__EXERCISE DETAILS__
Give an exact transcription of every line, dropping the images.

::::

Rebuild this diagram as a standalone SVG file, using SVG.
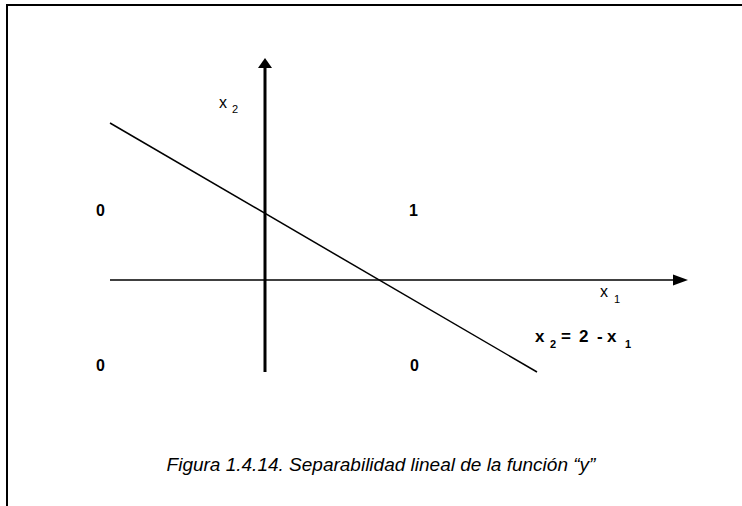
<svg xmlns="http://www.w3.org/2000/svg" width="742" height="506" viewBox="0 0 742 506">
<style>
.ax{stroke:#000;stroke-width:3;fill:none}
.ln{stroke:#000;stroke-width:1.5;fill:none}
.t{font-family:"Liberation Sans",Arial,sans-serif;fill:#000}
.b{font-weight:bold}
.m{font-size:16px}
.e{font-size:17px}
.s{font-size:11px}
.n{font-size:16px;font-weight:bold}
</style>
<rect x="0" y="0" width="742" height="506" fill="#fff"/>
<path d="M7,506 V5 H742" stroke="#000" stroke-width="2" fill="none"/>
<g id="connectors">
<line class="ax" x1="265" y1="372" x2="265" y2="66"/>
<polygon points="265,58 258,68 272,68" fill="#000"/>
<line class="ln" x1="110" y1="280" x2="675" y2="280"/>
<polygon points="688,280 673,274.5 673,285.5" fill="#000"/>
<line class="ln" x1="110" y1="123" x2="537" y2="372"/>
</g>
<g id="label-x2"><text class="t m" x="219" y="108">x</text><text class="t s" x="232" y="113">2</text></g>
<g id="label-x1"><text class="t m" x="600" y="297">x</text><text class="t s" x="614" y="303">1</text></g>
<g id="eq">
<text class="t b e" x="535" y="342">x</text>
<text class="t b s" x="550" y="348">2</text>
<text class="t b e" x="561" y="342">=</text>
<text class="t b e" x="579" y="342">2</text>
<text class="t b e" x="597" y="342">-</text>
<text class="t b e" x="607" y="342">x</text>
<text class="t b s" x="625" y="348">1</text>
</g>
<g id="r1"><text class="t n" x="96" y="216">0</text></g>
<g id="r2"><text class="t n" x="409" y="216">1</text></g>
<g id="r3"><text class="t n" x="96" y="371">0</text></g>
<g id="r4"><text class="t n" x="410" y="371">0</text></g>
<g id="caption"><text class="t" x="381" y="471" font-size="19" font-style="italic" text-anchor="middle">Figura 1.4.14. Separabilidad lineal de la función “y”</text></g>
</svg>
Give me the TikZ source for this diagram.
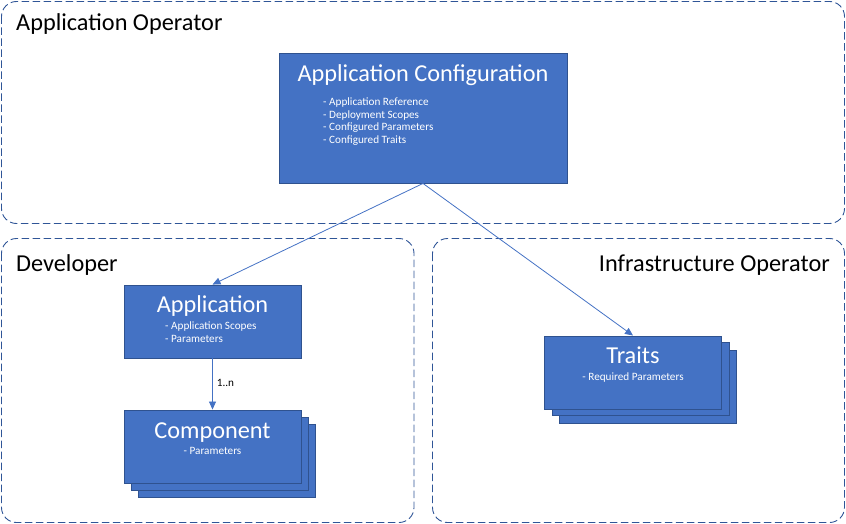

::::

__FULL RESPONSE__
Rebuild this diagram as a standalone SVG file, using SVG.
<svg xmlns="http://www.w3.org/2000/svg" width="742" height="506" viewBox="0 0 742 506">
<style>
.ax{stroke:#000;stroke-width:3;fill:none}
.ln{stroke:#000;stroke-width:1.5;fill:none}
.t{font-family:"Liberation Sans",Arial,sans-serif;fill:#000}
.b{font-weight:bold}
.m{font-size:16px}
.e{font-size:17px}
.s{font-size:11px}
.n{font-size:16px;font-weight:bold}
</style>
<rect x="0" y="0" width="742" height="506" fill="#fff"/>
<path d="M7,506 V5 H742" stroke="#000" stroke-width="2" fill="none"/>
<g id="connectors">
<line class="ax" x1="265" y1="372" x2="265" y2="66"/>
<polygon points="265,58 258,68 272,68" fill="#000"/>
<line class="ln" x1="110" y1="280" x2="675" y2="280"/>
<polygon points="688,280 673,274.5 673,285.5" fill="#000"/>
<line class="ln" x1="110" y1="123" x2="537" y2="372"/>
</g>
<g id="label-x2"><text class="t m" x="219" y="108">x</text><text class="t s" x="232" y="113">2</text></g>
<g id="label-x1"><text class="t m" x="600" y="297">x</text><text class="t s" x="614" y="303">1</text></g>
<g id="eq">
<text class="t b e" x="535" y="342">x</text>
<text class="t b s" x="550" y="348">2</text>
<text class="t b e" x="561" y="342">=</text>
<text class="t b e" x="579" y="342">2</text>
<text class="t b e" x="597" y="342">-</text>
<text class="t b e" x="607" y="342">x</text>
<text class="t b s" x="625" y="348">1</text>
</g>
<g id="r1"><text class="t n" x="96" y="216">0</text></g>
<g id="r2"><text class="t n" x="409" y="216">1</text></g>
<g id="r3"><text class="t n" x="96" y="371">0</text></g>
<g id="r4"><text class="t n" x="410" y="371">0</text></g>
<g id="caption"><text class="t" x="381" y="471" font-size="19" font-style="italic" text-anchor="middle">Figura 1.4.14. Separabilidad lineal de la función “y”</text></g>
</svg>
Give me the TikZ source for this diagram.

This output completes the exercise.